In use, pressure reducing device 46 is adjusted as desired at 88. Base 64 is fastened to wall 66 with bolts 68. Filter 54 is screwed onto connector 84 to provide a seal between gasket 82 and wall 80. Hydraulic lines are connected to inlet port 90 and the outlet end of passage 100 in accordance with branch 44 of circuit 10. When the use device 36 is actuated so that motor 14 and pump 12 are likewise actuated to draw fluid from reservoir 16 to straining filter 18 and force it through full flow filter 26 and valve 30 to use device 36 for return through straining filter 42 to reservoir 16, fluid fills line 48 and inlet port 90 as a result of connection to high pressure line 24. This secondary flow is regulated by passage 56 for flow through secondary filter 54 to passage 100 for return to reservoir 16. Valve 60 relieves the pressure from several thousand pounds per square inch to less than a hundred pounds per square inch and is also in fluid communication with reservoir 16 through passages 102, 104 and 100.

Thus, circuit 10 having branch 44 not only provides for full flow filtration to remove contaminants down to 10-15 microns, but also provides a continuous partial cleansing of secondary flow through secondary filter 54 to remove contaminants down to one micron. Secondary filter 54 may have a much finer porosity than primary full flow filter 26 since fluid flow through it is regulated in both quantity and pressure. This added cleansing results in longer lifetime of system parts, less frequency fluid changes, and reduced maintenance costs. Base 64 advantageously encloses pressure reducing device 46 thereby virtually eliminating inadvertent adjustment changes in device 46 and vastly reducing leakage problems. Furthermore, base 46 provides a medium within which various passages may be formed for the proper functioning of device 46 and filter 54.

In accordance with the present invention, a regulated flow secondary filter branch 44 is easily added to existing filtration systems simply by providing a T-connection into a high pressure line and providing a return line to reservoir. Base 64 is readily attached to a convenient wall 66.

Thus, numerous characteristics and advantages of a fluid circuit 10 having a regulated flow secondary filter branch 44, as well as a device comprised of a base 64 for a secondary filter 54, have been set forth in the foregoing description. Where appropriate, details of structure and function have been discussed. It is to be understood, however, that the embodiment described is illustrative only. Consequently, changes made, especially in matters of shape, size and arrangement, to the full extent extended by the general meaning of the terms in which the appended claims are expressed, are understood to be within the principle of the present invention.

Claims

1. In a fluid circulation circuit including a powerdriven pump for creating high pressure flow from a reservoir through a full flow first filter and a fluid use device for return to said reservoir, a combination comprising:

a second filter;

base means for holding said second filter, said base means including a pressure reducing device upstream from said second filter, said device reducing fluid pressure from the high pressure of a high pressure line in said circuit, said base means further including means for limiting fluid flow rate to said second filter;

first means for communicating a portion of the fluid flowing in said high pressure line to said base means; and

second means for communicating fluid from said base means downstream from said second filter to said reservoir;

whereby said second filter continuously filters a portion of flowing fluid, said second filter being exposed through said pressure reducing device to controlled inlet pressure less than the working high pressure to said first filter and through said limiting means to predetermined flow rates of fluid so that said second filter may filter smaller contaminants than said first filter.

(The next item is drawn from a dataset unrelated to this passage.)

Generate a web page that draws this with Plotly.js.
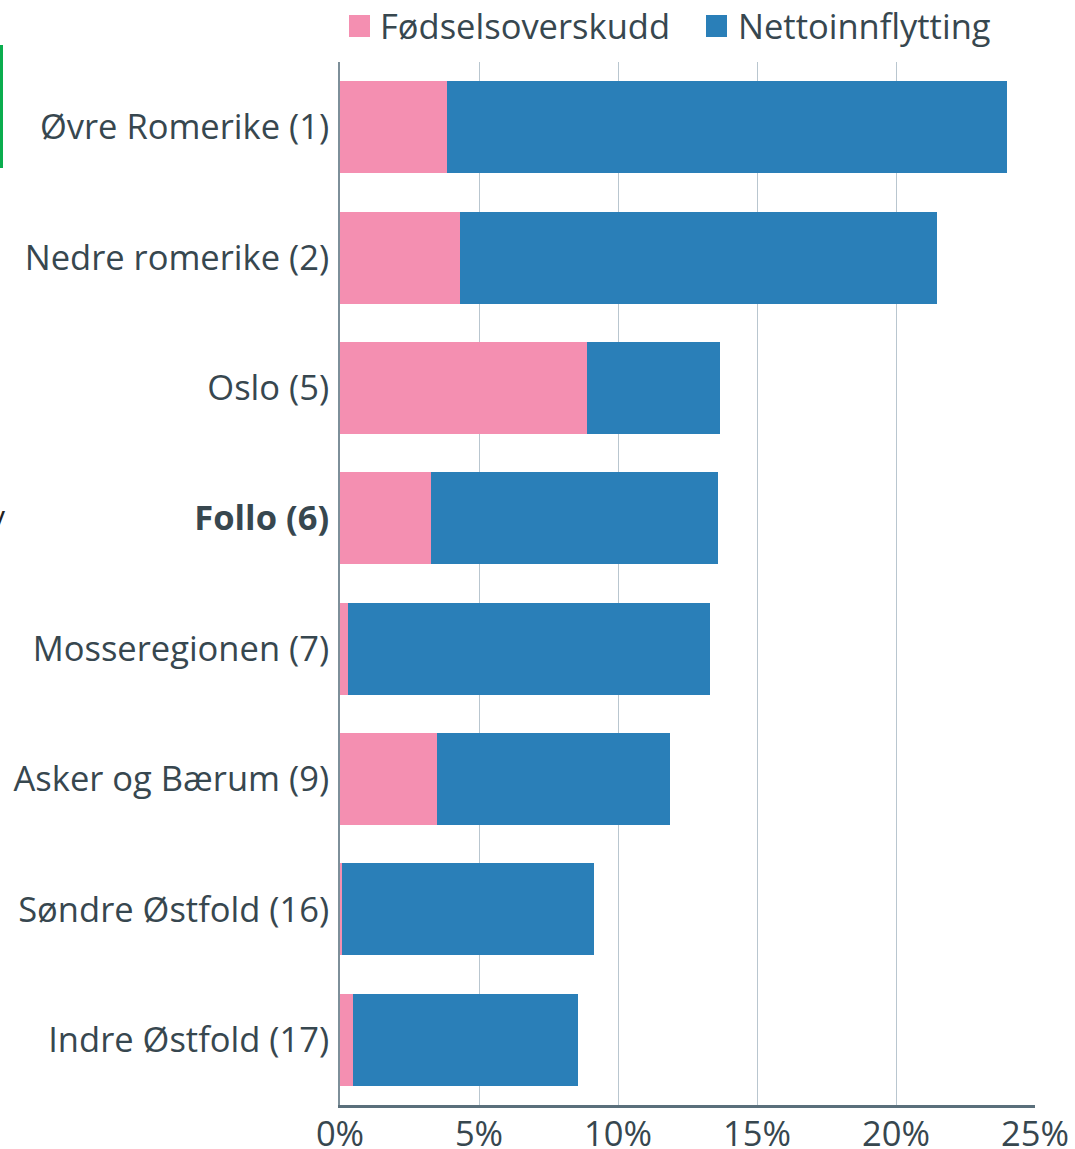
<!DOCTYPE html>
<html>
<head>
<meta charset="utf-8">
<script src="https://cdn.plot.ly/plotly-3.0.1.min.js"></script>
<style>html,body{margin:0;padding:0;background:#fff;}#chart{width:1075px;height:1149px;}</style>
</head>
<body>
<div id="chart"></div>
<script>
const regions = ["Øvre Romerike (1)", "Nedre romerike (2)", "Oslo (5)", "Follo (6)", "Mosseregionen (7)", "Asker og Bærum (9)", "Søndre Østfold (16)", "Indre Østfold (17)"];
const regionLabels = ["Øvre Romerike (1)", "Nedre romerike (2)", "Oslo (5)", "<b>Follo (6)</b>", "Mosseregionen (7)", "Asker og Bærum (9)", "Søndre Østfold (16)", "Indre Østfold (17)"];
const seriesNames = ["Fødselsoverskudd", "Nettoinnflytting"];
const seriesColors = ["#f48fb1", "#2a7fb8"];
const fodselsoverskudd = [3.85, 4.32, 8.88, 3.27, 0.29, 3.49, 0.07, 0.47];
const nettoinnflytting = [20.15, 17.15, 4.79, 10.33, 13.02, 8.38, 9.07, 8.09];
const xTicks = [0, 5, 10, 15, 20, 25];
const xTickText = ["0%", "5%", "10%", "15%", "20%", "25%"];

const textColor = "#37474f";
const fontFam = "'Open Sans', 'Noto Sans', sans-serif";
const FS = 34.5;

const data = [
  {type: "bar", orientation: "h", name: seriesNames[0], y: regions, x: fodselsoverskudd,
   marker: {color: seriesColors[0]}, showlegend: false},
  {type: "bar", orientation: "h", name: seriesNames[1], y: regions, x: nettoinnflytting,
   marker: {color: seriesColors[1]}, showlegend: false}
];

// plot area in pixels: x 340..1035, y 62..1105
const PW = 695, PH = 1043, L = 340, T = 62;
const px = v => (v - L) / PW;
const py = v => (T + PH - v) / PH;

const legendItems = [{sx: 349, tx: 380}, {sx: 706, tx: 738}];
const shapes = [
  {type: "rect", xref: "paper", yref: "paper",
   x0: px(0), x1: px(3), y0: py(168), y1: py(45),
   fillcolor: "#0aad4e", line: {width: 0}}
];
const annotations = [
  {xref: "paper", yref: "paper", x: px(7), xanchor: "right", y: py(515), yanchor: "middle",
   text: "v", showarrow: false, font: {size: 30, color: "#222", family: fontFam}}
];
legendItems.forEach((it, i) => {
  shapes.push({type: "rect", xref: "paper", yref: "paper",
    x0: px(it.sx), x1: px(it.sx + 21), y0: py(37), y1: py(15),
    fillcolor: seriesColors[i], line: {width: 0}});
  annotations.push({xref: "paper", yref: "paper", x: px(it.tx), xanchor: "left",
    y: py(26), yanchor: "middle", text: seriesNames[i], showarrow: false,
    xshift: -2, font: {size: FS, color: textColor, family: fontFam}});
});

const layout = {
  width: 1075, height: 1149,
  margin: {l: 340, r: 40, t: 62, b: 44, pad: 0},
  paper_bgcolor: "#fff", plot_bgcolor: "#fff",
  barmode: "stack", bargap: 0.295,
  font: {family: fontFam, color: textColor, size: FS},
  showlegend: false,
  xaxis: {range: [0, 25], tickvals: xTicks, ticktext: xTickText, showgrid: true,
          gridcolor: "#b9c6cf", gridwidth: 1, zeroline: false,
          showline: true, linecolor: "#5a6f7b", linewidth: 2.5,
          ticks: "", ticklabelstandoff: -3, tickfont: {size: FS, color: textColor}, fixedrange: true, automargin: false},
  yaxis: {type: "category", categoryorder: "array", categoryarray: regions,
          autorange: "reversed", tickvals: regions, ticktext: regionLabels,
          showline: true, linecolor: "#7d8f99", linewidth: 2, showgrid: false,
          ticks: "", ticklabelstandoff: 2, tickfont: {size: FS, color: textColor}, fixedrange: true, automargin: false},
  shapes: shapes,
  annotations: annotations
};

Plotly.newPlot("chart", data, layout, {displayModeBar: false, staticPlot: true});
</script>
</body>
</html>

2. The combination in accordance with claim 1 wherein said pressure reducing device includes means for adjusting a reduced pressure level, said base means including means for enclosing said pressure reducing device to prevent inadvertent alteration of said adjusting means.

3. The combination in accordance with claim 1 wherein said flow rate limiting means includes an orifice between said pressure reducing device and said second filter.

4. The combination in accordance with claim 1 wherein said base means includes a relief valve interposed in a fluid communication path between input and output sides of said second filter.

5. Fluid apparatus, comprising:

a filter element;

a pressure reducing device;

a base for said filter element including means for attaching said filter element thereto, said base including an enclosed space for receiving said pressure reducing device and means for attaching said device within said space to said base, said base further including means for receiving fluid from a high pressure source and directing said fluid to said device, said base also including first means for directing fluid from said device to said filter element and second means for directing fluid from said filter element and said device to an output port.

6. Apparatus in accordance with claim 5 wherein said first fluid directing means includes an orifice for limiting fluid flow to said filter element.

7. Apparatus in accordance with claim 6 including a relief valve attached within said base and connected in a fluid communication path between said first and second fluid directing means.